I haven't perfected this forgiveness of self, but I have traveled quite a distance in putting it into effect. I believe it is a process that continues throughout life. I believe it is essential to connecting with spirit and source.

Oh and as a random thought, I do believe that evil exists in the world, that it is not purely subjective. But I think most of us are not evil or even bad- capacity and actuality are not the same thing. However that is a tangent for another time.

And it also occurs to me with some fear from one of my weaker personal areas -that the alternate title of this might be Burning Bridges; but it depends on the reception and the mood of a particular receptee..

Now onto putting out the fires of the day...
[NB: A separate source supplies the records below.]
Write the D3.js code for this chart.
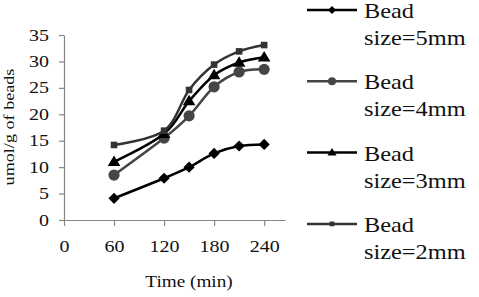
<!DOCTYPE html>
<html>
<head>
<meta charset="utf-8">
<script src="https://cdn.jsdelivr.net/npm/d3@7"></script>
<style>
  html, body { margin: 0; padding: 0; background: #fff; }
  svg { display: block; }
  text { font-family: "Liberation Serif", "Times New Roman", serif; fill: #111; }
</style>
</head>
<body>
<svg id="chart" width="479" height="297"></svg>
<script>
// ---- data ----
const times = [60, 120, 150, 180, 210, 240];
const bead5 = [4.1, 7.9, 10.0, 12.6, 14.0, 14.3];
const bead4 = [8.5, 15.5, 19.7, 25.2, 28.0, 28.5];
const bead3 = [11.0, 16.3, 22.5, 27.4, 29.8, 30.8];
const bead2 = [14.2, 16.9, 24.6, 29.4, 31.9, 33.1];
const legendLine1 = ["Bead", "Bead", "Bead", "Bead"];
const legendLine2 = ["size=5mm", "size=4mm", "size=3mm", "size=2mm"];
const xTicks = [0, 60, 120, 180, 240];
const yTicks = [0, 5, 10, 15, 20, 25, 30, 35];
const xTitle = "Time (min)";
const yTitle = "umol/g of beads";

const series = [
  { values: bead5, color: "#000000", marker: "diamond" },
  { values: bead4, color: "#454545", marker: "circle" },
  { values: bead3, color: "#000000", marker: "triangle" },
  { values: bead2, color: "#333333", marker: "square" }
];

const svg = d3.select("#chart");
const x = d3.scaleLinear().domain([0, 265]).range([64, 285]);
const y = d3.scaleLinear().domain([0, 35]).range([220, 35]);
const axisColor = "#868686";

function stretch(sel, f) {
  sel.each(function () {
    const len = this.getComputedTextLength();
    d3.select(this).attr("textLength", len * f).attr("lengthAdjust", "spacingAndGlyphs");
  });
}

// axes
const gx = svg.append("g").attr("transform", `translate(0,${y(0)})`)
  .call(d3.axisBottom(x).tickValues(xTicks).tickSize(6).tickSizeOuter(0).tickPadding(15).tickFormat(d3.format("d")));
const gy = svg.append("g").attr("transform", `translate(${x(0)},0)`)
  .call(d3.axisLeft(y).tickValues(yTicks).tickSize(5).tickSizeOuter(0).tickPadding(10).tickFormat(d3.format("d")));
[gx, gy].forEach(g => {
  g.select(".domain").attr("stroke", axisColor).attr("stroke-width", 1.2);
  g.selectAll(".tick line").attr("stroke", axisColor).attr("stroke-width", 1.2);
  g.selectAll(".tick text").attr("font-size", 16).attr("font-family", null).attr("fill", "#111");
  stretch(g.selectAll(".tick text"), 1.25);
});

// titles
const xt = svg.append("text").attr("x", 189).attr("y", 287).attr("text-anchor", "middle")
  .attr("font-size", 16).text(xTitle);
stretch(xt, 1.2);
const yt = svg.append("text").attr("transform", `translate(14,127) rotate(-90)`)
  .attr("text-anchor", "middle").attr("font-size", 15.5).text(yTitle);
stretch(yt, 1.17);

// markers
function drawMarker(g, type, cx, cy, color, scale) {
  const s = scale || 1;
  if (type === "diamond") {
    const r = 5.6 * s;
    g.append("path").attr("d", `M${cx},${cy - r}L${cx + r},${cy}L${cx},${cy + r}L${cx - r},${cy}Z`).attr("fill", color);
  } else if (type === "circle") {
    g.append("circle").attr("cx", cx).attr("cy", cy).attr("r", 5.6 * s).attr("fill", color);
  } else if (type === "triangle") {
    const w = 6.3 * s, h = 10.5 * s;
    g.append("path").attr("d", `M${cx},${cy - h * 0.6}L${cx + w},${cy + h * 0.4}L${cx - w},${cy + h * 0.4}Z`).attr("fill", color);
  } else {
    const r = 3.3 * s;
    g.append("rect").attr("x", cx - r).attr("y", cy - r).attr("width", 2 * r).attr("height", 2 * r).attr("fill", color);
  }
}

const line = d3.line().x((d, i) => x(times[i])).y(d => y(d)).curve(d3.curveCardinal.tension(0));
series.forEach(s => {
  const g = svg.append("g");
  g.append("path").attr("d", line(s.values)).attr("fill", "none")
    .attr("stroke", s.color).attr("stroke-width", 2.5);
  s.values.forEach((v, i) => drawMarker(g, s.marker, x(times[i]), y(v), s.color, 1));
});

// legend
series.forEach((s, i) => {
  const ly = 10 + i * 71.3;
  const g = svg.append("g");
  g.append("line").attr("x1", 307).attr("x2", 357).attr("y1", ly).attr("y2", ly)
    .attr("stroke", s.color).attr("stroke-width", 2.5);
  drawMarker(g, s.marker, 332, ly, s.color, 0.72);
  const t1 = g.append("text").attr("x", 364).attr("y", ly + 8).attr("font-size", 21).text(legendLine1[i]);
  const t2 = g.append("text").attr("x", 364).attr("y", ly + 35).attr("font-size", 21).text(legendLine2[i]);
  stretch(t1, 1.16);
  stretch(t2, 1.16);
});
</script>
</body>
</html>
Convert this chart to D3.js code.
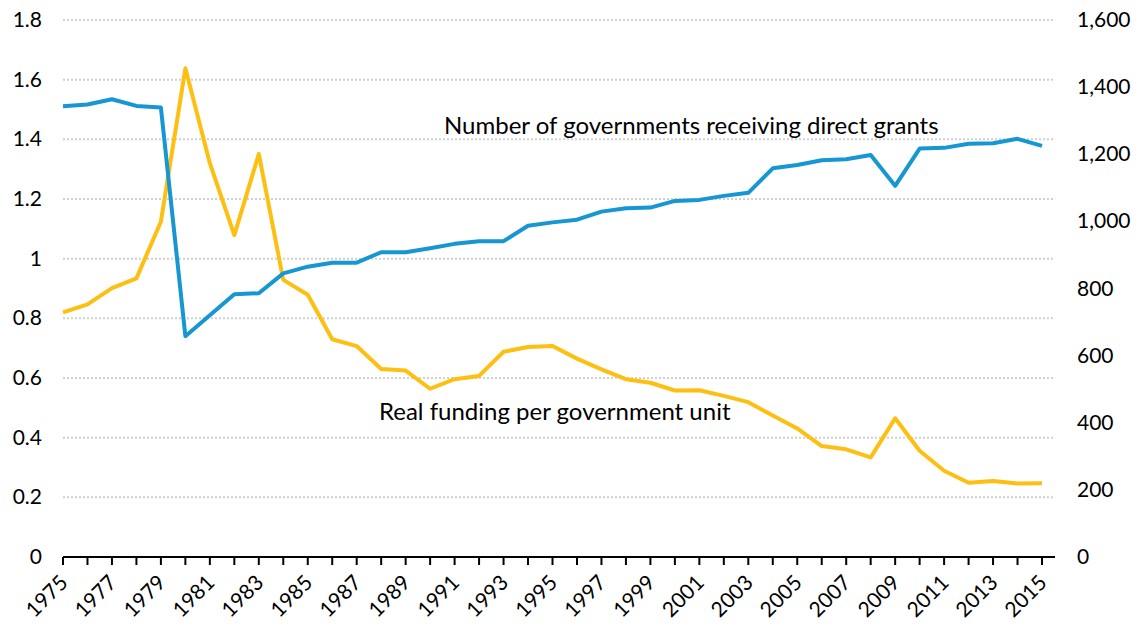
<!DOCTYPE html>
<html>
<head>
<meta charset="utf-8">
<script src="https://cdn.jsdelivr.net/npm/d3@7"></script>
<style>
  body { margin: 0; background: #fff; }
  svg text { font-family: Lato, "Open Sans", sans-serif; fill: #000; }
</style>
</head>
<body>
<svg width="1140" height="626"></svg>
<script>
var years = d3.range(1975, 2016);
// number of governments receiving direct grants (right axis)
var govCount = [1343, 1348, 1364, 1344, 1339, 658, 720, 783, 786, 845, 865, 877, 877, 908, 908, 920, 933, 941, 941, 987,
  997, 1005, 1029, 1039, 1041, 1061, 1064, 1076, 1085, 1158, 1168, 1182, 1185, 1198, 1106, 1217, 1219, 1231, 1233, 1246, 1225];
// real funding per government unit (left axis)
var funding = [0.820, 0.847, 0.901, 0.934, 1.124, 1.638, 1.320, 1.079, 1.351, 0.929, 0.879, 0.730, 0.707, 0.630, 0.625, 0.564,
  0.596, 0.607, 0.688, 0.704, 0.707, 0.665, 0.629, 0.596, 0.584, 0.558, 0.559, 0.540, 0.519, 0.474, 0.431, 0.372, 0.361,
  0.334, 0.465, 0.356, 0.289, 0.249, 0.255, 0.246, 0.247];
var leftTicks = [0, 0.2, 0.4, 0.6, 0.8, 1, 1.2, 1.4, 1.6, 1.8];
var rightTicks = [0, 200, 400, 600, 800, 1000, 1200, 1400, 1600];

var svg = d3.select('svg');
var plotLeft = 63, plotRight = 1055, plotTop = 20, plotBottom = 557;

var x = d3.scaleLinear().domain([1975, 2015]).range([plotLeft, 1042]);
var yL = d3.scaleLinear().domain([0, 1.8]).range([plotBottom, plotTop]);
var yR = d3.scaleLinear().domain([0, 1600]).range([plotBottom, plotTop]);

// gridlines
svg.append('g').selectAll('line').data(leftTicks.slice(1)).enter().append('line')
  .attr('x1', plotLeft).attr('x2', plotRight - 2)
  .attr('y1', function(d){ return yL(d) }).attr('y2', function(d){ return yL(d) })
  .attr('stroke', '#d0d0d0').attr('stroke-width', 2).attr('stroke-dasharray', '2,2');

// left axis labels
svg.append('g').selectAll('text').data(leftTicks).enter().append('text')
  .attr('x', 42).attr('y', function(d){ return yL(d) + 7 })
  .attr('text-anchor', 'end').attr('font-size', 21)
  .text(function(d){ return d3.format('')(d) });

// right axis labels
svg.append('g').selectAll('text').data(rightTicks).enter().append('text')
  .attr('x', 1077).attr('y', function(d){ return yR(d) + 7 })
  .attr('font-size', 21)
  .text(function(d){ return d3.format(',')(d) });

// x axis
var xg = svg.append('g');
xg.append('line').attr('x1', plotLeft).attr('x2', plotRight).attr('y1', plotBottom).attr('y2', plotBottom)
  .attr('stroke', '#000').attr('stroke-width', 2);
xg.selectAll('line.tick').data(years).enter().append('line')
  .attr('class', 'tick')
  .attr('x1', function(d){ return x(d) }).attr('x2', function(d){ return x(d) })
  .attr('y1', plotBottom).attr('y2', plotBottom + 8)
  .attr('stroke', '#000').attr('stroke-width', 2);
xg.selectAll('text').data(years.filter(function(d){ return d % 2 == 1 })).enter().append('text')
  .attr('transform', function(d){ return 'translate(' + (x(d) + 6) + ',' + (plotBottom + 27) + ') rotate(-45)' })
  .attr('text-anchor', 'end').attr('font-size', 21)
  .text(function(d){ return d });

// lines
var lineR = d3.line().x(function(d, i){ return x(years[i]) }).y(function(d){ return yR(d) });
var lineL = d3.line().x(function(d, i){ return x(years[i]) }).y(function(d){ return yL(d) });

svg.append('path').datum(funding).attr('d', lineL)
  .attr('fill', 'none').attr('stroke', '#fdbf11').attr('stroke-width', 4).attr('stroke-linejoin', 'round');
svg.append('path').datum(govCount).attr('d', lineR)
  .attr('fill', 'none').attr('stroke', '#1696d2').attr('stroke-width', 4).attr('stroke-linejoin', 'round');

// labels
svg.append('text').attr('x', 444).attr('y', 134).attr('font-size', 24)
  .text('Number of governments receiving direct grants');
svg.append('text').attr('x', 379).attr('y', 420).attr('font-size', 24)
  .text('Real funding per government unit');
</script>
</body>
</html>
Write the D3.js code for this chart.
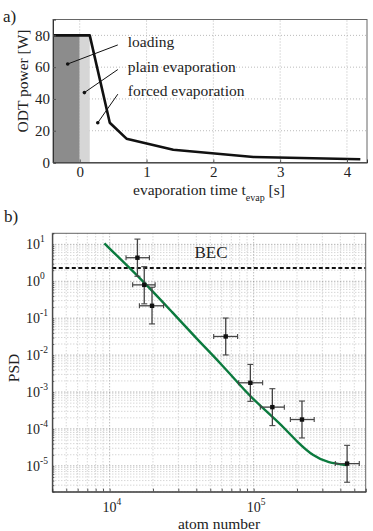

Wednesday, January 19, 2005

The weather teases

The weather teases
Warm air, Santa Ana breezes.
No spring smells or flowers
Yet green hills growing greener.

I want to dance in the breeze
Spin around, abandon reason.
I want to cast off the grey clouds
Still smothering me.

Tuesday, January 18, 2005

Reflective state of mind

I don't think I would trade being in my fifties to being a teenager again, though there are a few things I occasionally think about for which a "do-over" might be nice... well, only for a moment do I think it might be nice. There are opportunities I missed or turned down that might have been good, and moments of injury and pain of one sort or another that I might like to not have experienced- but would I be the same person? I think not.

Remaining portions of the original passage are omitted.